Electrical and Thermal conductance through a Nodal Surface Semimetal-Insulator-Superconductor junction
Bhaskar Pandit, Debabrata Sinha, Satyaki Kar
TL;DR
This work analyzes electrical and thermal transport through a nodal surface semimetal–insulator–superconductor (NSSM-I-SC) junction in the thin-barrier limit. Using a continuum NSSM model and Bogoliubov–de Gennes formalism, the authors compute normal and Andreev reflection probabilities and derive the tunnelling conductance via a BTK-like framework, revealing a pronounced π-periodic dependence on the barrier strength β. The study further evaluates the thermal conductance κ, showing that it also oscillates with β and increases with temperature, with a strong influence from barrier-induced Fermi-surface mismatches (μ_S = μ + U_0).

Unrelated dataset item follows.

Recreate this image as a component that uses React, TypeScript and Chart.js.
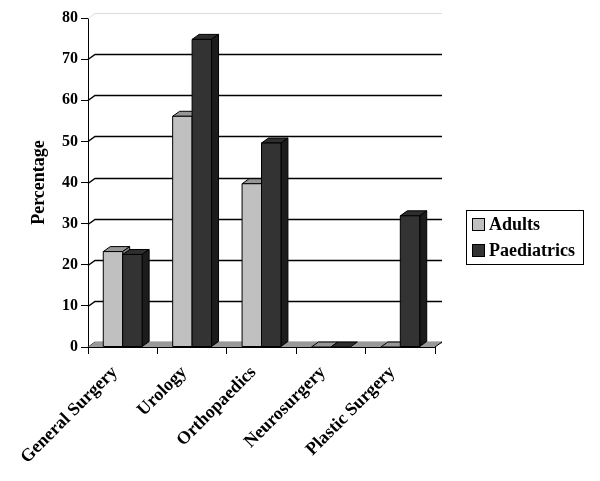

The results highlight distinctive transport signatures of NSSM-based heterostructures compared with graphene-based NIS junctions and offer guidance for experimental control of electric and thermal currents in topological materials.
Abstract
Motivated by the unique dispersions close to the two dimensional band crossing in a topologically charged nodal surface semimetal (NSSM) spectrum, we perform theoretical analysis of quantum tunnelling through a junction consisting of such NSSM, an insulator and a s-wave superconductor (acronymed NSSM-I-SC junction). In particular, for excitation energies both more and less than the superconducting gap potential $Δ$ we probe the normal and Andreev conductance for different incident orientations and thereby find the tunnelling electrical conductance through the heterostructure. The present work considers only the thin barrier limit which witness the conductance G to oscillate periodically with frequency $π$ as a function of the barrier strength, both in high and low doping limit. Such periodic behavior is also observed while calculating the thermal conductance $κ$ through the junction. Novelty of this problem is that the behavior of these G or $κ$ with insulator width are, in many respect, different compared to that from a normal metal - insulator - superconductor (NIS) junction on graphene or silicene. The findings can thus motivate experimentalists to culture renewed control over electric or thermal transport on topological materials.